Brexit Uncertainty: Increased Home Repossessions and Evictions?
Long a topic of conversation and occasional speculation, fluctuating residential property prices are causing more concern than usual for intending purchasers and sellers around Britain. As the planned departure from the European Union has featured in news reports almost every day, recent attention has extended to other consequences: mortgage lending restrictions and – for borrowers who run into payment difficulties – property repossessions.
Across the spectrum of opinions that have become characteristic of the Brexit divide, one cannot help but note the earnestness of the views on both sides, with oft-opposing arguments. One thing is sure, however: the outcome of these Brexit discussions and debates will continue to influence sale asking prices. Not least, the current deadline looming at the end of October (2019) looks set to affect sales well into the autumn.
Against a shifting backdrop in political negotiations (or seeming absence of the same) and occasional confusion, headline comments and media reports have alerted their readers, viewers and listeners of general economic unease. In particular, the governor of the Bank of England, Mr Mark Carney, has portrayed what he considers would happen after a no-deal Brexit without any government intervention. Dismally, he detailed how the ensuing disarray could push many more mortgage borrowers into payment arrears than might otherwise have been the case.
Calculating the Cost
According to analysts at Mortgage Solutions, a leading broker, in the event of the UK leaving the EU without a deal the number of Britons with three months or more arrears in mortgage payments would probably exceed some 70,000. Set against a lower projection of 52,100 defaulting on monthly payments if Britain and Northern Ireland were to remain members, the higher figure represents an increase of some 30 per cent in the number of owner-occupiers affected. As a result, repossessions would probably rise by approximately a tenth.
Gloomily for sellers, house prices could decline at the same time. Apart from repossessions, tighter loan application criteria would not buoy up market conditions. In all probability, a reduction in available credit would provoke further stagnation and exert additional downward pressure.

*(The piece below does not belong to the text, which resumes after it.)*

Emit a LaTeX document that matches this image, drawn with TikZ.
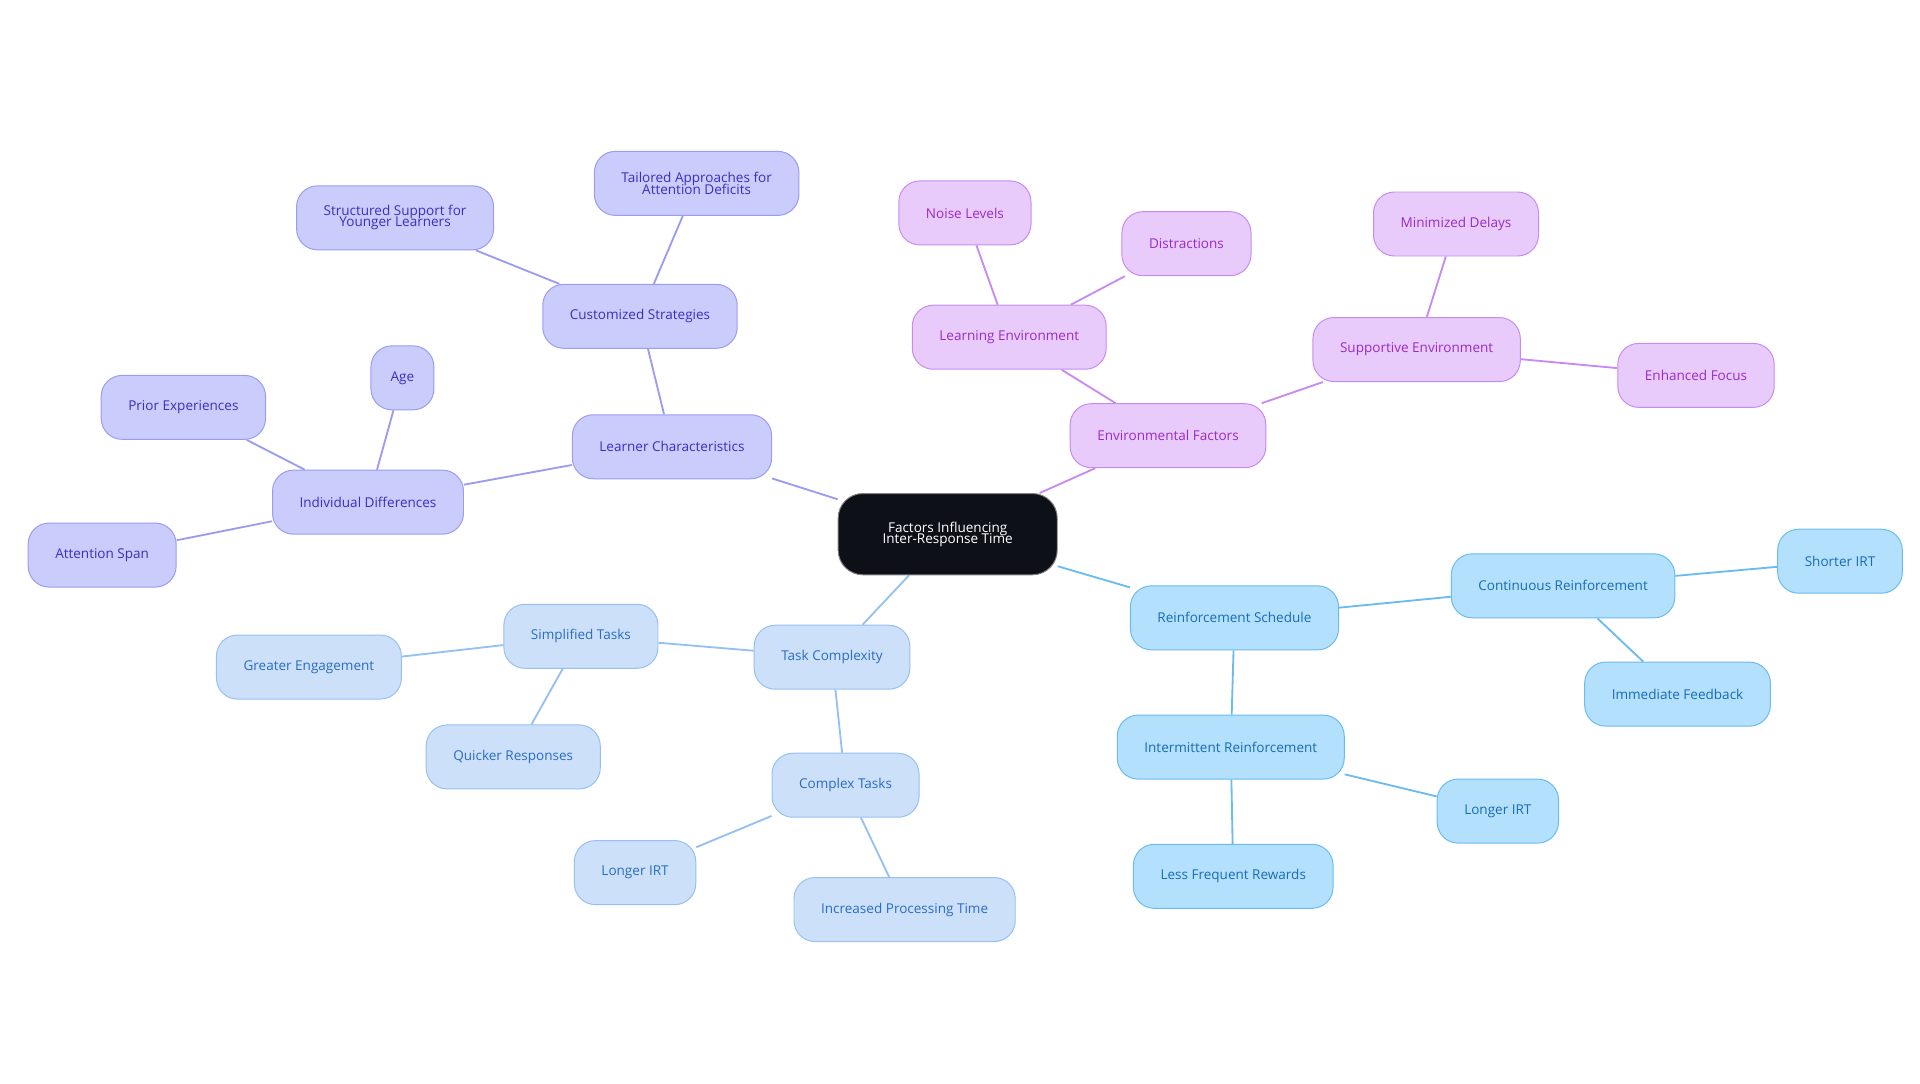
\documentclass[tikz,border=0pt]{standalone}
\usepackage{fontspec}
\setmainfont{Open Sans}
\usetikzlibrary{backgrounds}
\definecolor{lcfill}{HTML}{CACCFB}\definecolor{lcline}{HTML}{9A9CF0}\definecolor{lctext}{HTML}{3B2FC0}
\definecolor{effill}{HTML}{E8CBFB}\definecolor{efline}{HTML}{C88AF0}\definecolor{eftext}{HTML}{9A2BC8}
\definecolor{tcfill}{HTML}{CCE0FA}\definecolor{tcline}{HTML}{95C0F0}\definecolor{tctext}{HTML}{2B6CC4}
\definecolor{rsfill}{HTML}{B3E0FC}\definecolor{rsline}{HTML}{6BBBF0}\definecolor{rstext}{HTML}{1A6BB8}
\definecolor{rootfill}{HTML}{0D1117}
\begin{document}
\begin{tikzpicture}[x=1pt,y=-1pt,
    box/.style={rounded corners=17pt, minimum height=52pt, inner xsep=22pt, align=center,
      font=\fontsize{11}{11}\selectfont, line width=0.8pt},
    lc/.style={box, fill=lcfill, draw=lcline, text=lctext},
    ef/.style={box, fill=effill, draw=efline, text=eftext},
    tc/.style={box, fill=tcfill, draw=tcline, text=tctext},
    rs/.style={box, fill=rsfill, draw=rsline, text=rstext},
    link/.style={line width=1.5pt}]
    \useasboundingbox (0,0) rectangle (1560,880);

    % Root
    \node[box, fill=rootfill, draw=gray, text=white, minimum height=66pt, minimum width=178pt, rounded corners=20pt] (root) at (770,434) {Factors Influencing\\[-2pt]Inter-Response Time};

    % Learner characteristics
    \node[lc] (learner) at (546,363) {Learner Characteristics};
    \node[lc] (custom) at (520,257) {Customized Strategies};
    \node[lc] (struct) at (321,177) {Structured Support for\\[-2pt]Younger Learners};
    \node[lc] (tailor) at (566,149) {Tailored Approaches for\\[-2pt]Attention Deficits};
    \node[lc] (indiv) at (299,408) {Individual Differences};
    \node[lc] (prior) at (149,331) {Prior Experiences};
    \node[lc, inner xsep=16pt] (age) at (327,307) {Age};
    \node[lc] (span) at (83,451) {Attention Span};

    % Environmental factors
    \node[ef] (env) at (949,354) {Environmental Factors};
    \node[ef] (learnenv) at (820,274) {Learning Environment};
    \node[ef] (noise) at (784,173) {Noise Levels};
    \node[ef] (distract) at (964,198) {Distractions};
    \node[ef] (support) at (1151,284) {Supportive Environment};
    \node[ef] (delays) at (1183,182) {Minimized Delays};
    \node[ef] (focus) at (1378,305) {Enhanced Focus};

    % Reinforcement schedule
    \node[rs] (sched) at (1003,502) {Reinforcement Schedule};
    \node[rs] (contin) at (1270,476) {Continuous Reinforcement};
    \node[rs] (shorter) at (1495,456) {Shorter IRT};
    \node[rs] (immed) at (1363,564) {Immediate Feedback};
    \node[rs] (inter) at (1000,607) {Intermittent Reinforcement};
    \node[rs] (longerA) at (1217,659) {Longer IRT};
    \node[rs] (rewards) at (1002,712) {Less Frequent Rewards};

    % Task complexity
    \node[tc] (task) at (676,534) {Task Complexity};
    \node[tc] (simple) at (472,517) {Simplified Tasks};
    \node[tc] (engage) at (251,542) {Greater Engagement};
    \node[tc] (quick) at (417,615) {Quicker Responses};
    \node[tc] (complex) at (687,638) {Complex Tasks};
    \node[tc] (longerB) at (516,709) {Longer IRT};
    \node[tc] (process) at (735,739) {Increased Processing Time};

    % Connectors
    \begin{scope}[on background layer]
      \draw[link, lcline] (root) -- (learner) (learner) -- (custom) (custom) -- (struct)
        (custom) -- (tailor) (learner) -- (indiv) (indiv) -- (prior) (indiv) -- (age) (indiv) -- (span);
      \draw[link, efline] (root) -- (env) (env) -- (learnenv) (learnenv) -- (noise)
        (learnenv) -- (distract) (env) -- (support) (support) -- (delays) (support) -- (focus);
      \draw[link, rsline] (root) -- (sched) (sched) -- (contin) (contin) -- (shorter)
        (contin) -- (immed) (sched) -- (inter) (inter) -- (longerA) (inter) -- (rewards);
      \draw[link, tcline] (root) -- (task) (task) -- (simple) (simple) -- (engage)
        (simple) -- (quick) (task) -- (complex) (complex) -- (longerB) (complex) -- (process);
    \end{scope}
\end{tikzpicture}
\end{document}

In arriving at this disquieting prognosis, the analysts used similar modelling tools to those employed in the Westminster-based Office for Budget Responsibility. The vector algorithms used statistical techniques, including regression modelling, to analyse the performance of mortgage loans over the past two decades. The advanced mathematics took the affordability of payments, changes in selling prices and previous unemployment levels all into account. For the projection, house price inflation for the following five years was 18 per cent, with unemployment unchanged.
In contrast, analysts then set about calculating a second scenario. Instead, if the Bank of England were to step up its measures to increase liquidity in the banking sector after the planned Brexit takes effect, interest rates would reduce. Correspondingly, with even lower monthly instalments, several borrowers might be slightly better off – although the public finances would suffer.
Some financial experts have questioned the long-term sustainability of low interest rates. If and when economic conditions change, perhaps compounded by an eventual end to quantitative easing, market rates would move upwards. Inevitably, a proportion of homeowners might find their monthly payment levels rising and their household budgets overstretched.
In an October 2018 address, Mr Carney envisaged possible central bank intervention of up to £300 billion, should it become necessary, to free up lending and support the housing market. In the meantime, other reports have illustrated how a cross-section of working people feel that somehow, life is on hold. Whether the planned housing sale or purchase is for a single professional, a family looking for extra room or retired couples selling and move into sheltered accommodation or care, housing transactions are at their lowest level since July 2016.
Finally, various macro-economic factors may enter into the equation over the coming months. International uncertainties, including the escalating trade dispute between the US and China, could affect business confidence, currency exchange rates, share indices and – of course – the UK economy.